## GOAL
Return, without pictures, the lines from the start of the data through the one that contains "SANS = 'Carlito'".

## PROVIDED DATA
-------
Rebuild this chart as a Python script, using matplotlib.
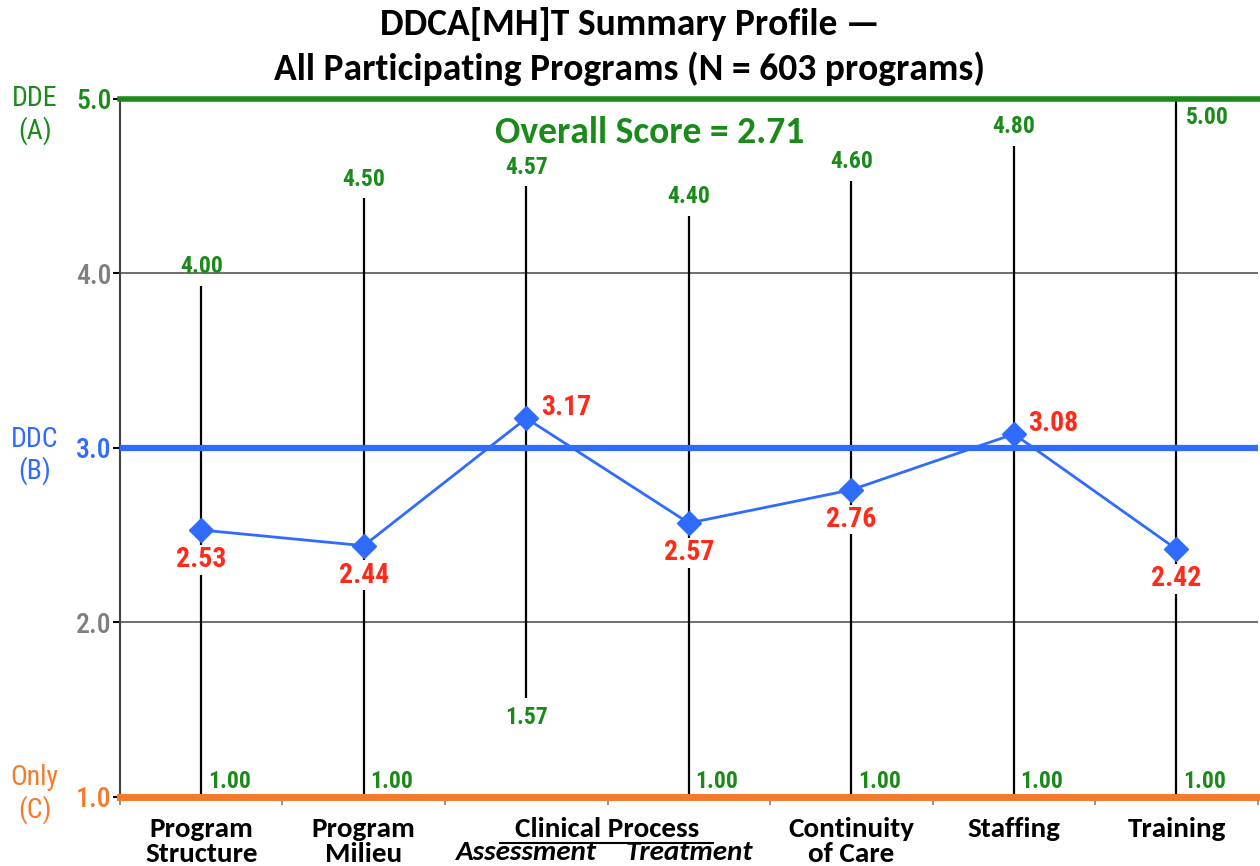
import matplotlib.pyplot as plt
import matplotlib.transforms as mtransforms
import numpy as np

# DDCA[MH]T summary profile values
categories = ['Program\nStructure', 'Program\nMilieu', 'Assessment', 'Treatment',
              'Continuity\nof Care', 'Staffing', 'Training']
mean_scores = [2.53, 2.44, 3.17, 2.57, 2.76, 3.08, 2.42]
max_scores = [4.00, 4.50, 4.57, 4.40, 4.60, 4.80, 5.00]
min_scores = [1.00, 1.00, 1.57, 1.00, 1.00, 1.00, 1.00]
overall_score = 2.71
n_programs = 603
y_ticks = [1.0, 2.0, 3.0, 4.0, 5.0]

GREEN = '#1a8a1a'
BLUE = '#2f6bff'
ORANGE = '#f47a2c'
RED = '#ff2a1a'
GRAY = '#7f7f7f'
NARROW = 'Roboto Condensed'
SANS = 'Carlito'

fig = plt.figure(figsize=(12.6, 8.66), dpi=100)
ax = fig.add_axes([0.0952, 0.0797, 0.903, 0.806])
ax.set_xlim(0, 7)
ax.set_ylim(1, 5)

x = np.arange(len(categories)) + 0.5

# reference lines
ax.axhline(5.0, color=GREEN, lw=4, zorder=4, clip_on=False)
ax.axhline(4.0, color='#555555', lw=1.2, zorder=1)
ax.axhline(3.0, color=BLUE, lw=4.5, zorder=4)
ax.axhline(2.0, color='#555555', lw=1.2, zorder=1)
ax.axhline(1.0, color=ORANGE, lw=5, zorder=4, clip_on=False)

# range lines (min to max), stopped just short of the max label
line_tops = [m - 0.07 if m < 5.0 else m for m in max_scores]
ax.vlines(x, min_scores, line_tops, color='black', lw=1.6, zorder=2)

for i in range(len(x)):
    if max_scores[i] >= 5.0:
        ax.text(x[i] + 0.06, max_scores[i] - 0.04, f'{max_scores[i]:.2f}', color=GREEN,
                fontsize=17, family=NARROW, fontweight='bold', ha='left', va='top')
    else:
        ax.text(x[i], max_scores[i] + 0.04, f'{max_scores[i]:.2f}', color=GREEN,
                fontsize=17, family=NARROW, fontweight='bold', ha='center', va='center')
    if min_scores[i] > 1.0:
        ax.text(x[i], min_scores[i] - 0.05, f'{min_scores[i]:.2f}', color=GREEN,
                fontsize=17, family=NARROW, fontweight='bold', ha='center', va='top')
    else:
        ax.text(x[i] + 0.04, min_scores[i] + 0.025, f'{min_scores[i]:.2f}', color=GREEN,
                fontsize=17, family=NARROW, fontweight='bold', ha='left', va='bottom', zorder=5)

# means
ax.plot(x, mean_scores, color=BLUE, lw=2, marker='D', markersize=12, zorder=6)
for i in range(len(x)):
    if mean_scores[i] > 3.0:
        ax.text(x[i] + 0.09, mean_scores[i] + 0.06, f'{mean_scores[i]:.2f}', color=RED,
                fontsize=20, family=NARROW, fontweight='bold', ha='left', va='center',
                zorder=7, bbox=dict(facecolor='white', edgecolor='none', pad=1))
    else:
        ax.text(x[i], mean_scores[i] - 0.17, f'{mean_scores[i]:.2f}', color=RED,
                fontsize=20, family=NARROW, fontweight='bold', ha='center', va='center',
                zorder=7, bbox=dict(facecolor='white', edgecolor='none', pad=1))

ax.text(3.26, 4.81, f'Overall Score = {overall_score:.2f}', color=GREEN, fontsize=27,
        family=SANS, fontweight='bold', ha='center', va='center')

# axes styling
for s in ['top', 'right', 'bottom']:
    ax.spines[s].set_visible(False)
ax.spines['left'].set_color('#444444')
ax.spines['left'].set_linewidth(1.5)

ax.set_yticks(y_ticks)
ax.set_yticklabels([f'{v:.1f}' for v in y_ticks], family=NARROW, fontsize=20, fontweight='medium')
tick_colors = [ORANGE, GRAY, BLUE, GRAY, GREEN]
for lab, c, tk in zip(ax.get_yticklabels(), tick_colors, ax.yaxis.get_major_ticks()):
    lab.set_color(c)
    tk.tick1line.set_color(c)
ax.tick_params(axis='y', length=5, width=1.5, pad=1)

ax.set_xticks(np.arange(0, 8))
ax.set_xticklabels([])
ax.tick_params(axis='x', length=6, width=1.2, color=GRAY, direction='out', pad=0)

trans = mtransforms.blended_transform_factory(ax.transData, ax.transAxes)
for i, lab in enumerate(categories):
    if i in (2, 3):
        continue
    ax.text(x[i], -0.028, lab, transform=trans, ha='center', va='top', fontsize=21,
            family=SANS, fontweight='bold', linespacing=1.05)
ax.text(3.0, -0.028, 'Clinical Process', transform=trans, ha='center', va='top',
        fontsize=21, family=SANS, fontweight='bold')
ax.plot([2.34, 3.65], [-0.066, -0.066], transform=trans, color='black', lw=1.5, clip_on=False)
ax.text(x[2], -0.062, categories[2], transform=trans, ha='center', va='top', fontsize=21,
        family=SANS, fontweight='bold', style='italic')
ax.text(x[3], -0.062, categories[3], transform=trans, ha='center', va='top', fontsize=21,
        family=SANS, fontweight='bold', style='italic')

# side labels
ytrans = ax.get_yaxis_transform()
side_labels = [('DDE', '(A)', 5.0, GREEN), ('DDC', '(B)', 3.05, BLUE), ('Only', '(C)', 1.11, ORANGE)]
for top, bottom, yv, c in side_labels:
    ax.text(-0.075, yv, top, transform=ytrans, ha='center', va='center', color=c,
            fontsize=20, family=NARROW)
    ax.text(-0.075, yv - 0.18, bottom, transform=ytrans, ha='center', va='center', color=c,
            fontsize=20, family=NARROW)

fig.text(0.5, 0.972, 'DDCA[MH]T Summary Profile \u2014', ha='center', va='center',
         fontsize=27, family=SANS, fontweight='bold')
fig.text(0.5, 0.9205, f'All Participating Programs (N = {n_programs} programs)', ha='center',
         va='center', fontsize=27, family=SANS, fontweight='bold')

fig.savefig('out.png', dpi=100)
-------
## FINAL ANSWER
Rebuild this chart as a Python script, using matplotlib.
import matplotlib.pyplot as plt
import matplotlib.transforms as mtransforms
import numpy as np

# DDCA[MH]T summary profile values
categories = ['Program\nStructure', 'Program\nMilieu', 'Assessment', 'Treatment',
              'Continuity\nof Care', 'Staffing', 'Training']
mean_scores = [2.53, 2.44, 3.17, 2.57, 2.76, 3.08, 2.42]
max_scores = [4.00, 4.50, 4.57, 4.40, 4.60, 4.80, 5.00]
min_scores = [1.00, 1.00, 1.57, 1.00, 1.00, 1.00, 1.00]
overall_score = 2.71
n_programs = 603
y_ticks = [1.0, 2.0, 3.0, 4.0, 5.0]

GREEN = '#1a8a1a'
BLUE = '#2f6bff'
ORANGE = '#f47a2c'
RED = '#ff2a1a'
GRAY = '#7f7f7f'
NARROW = 'Roboto Condensed'
SANS = 'Carlito'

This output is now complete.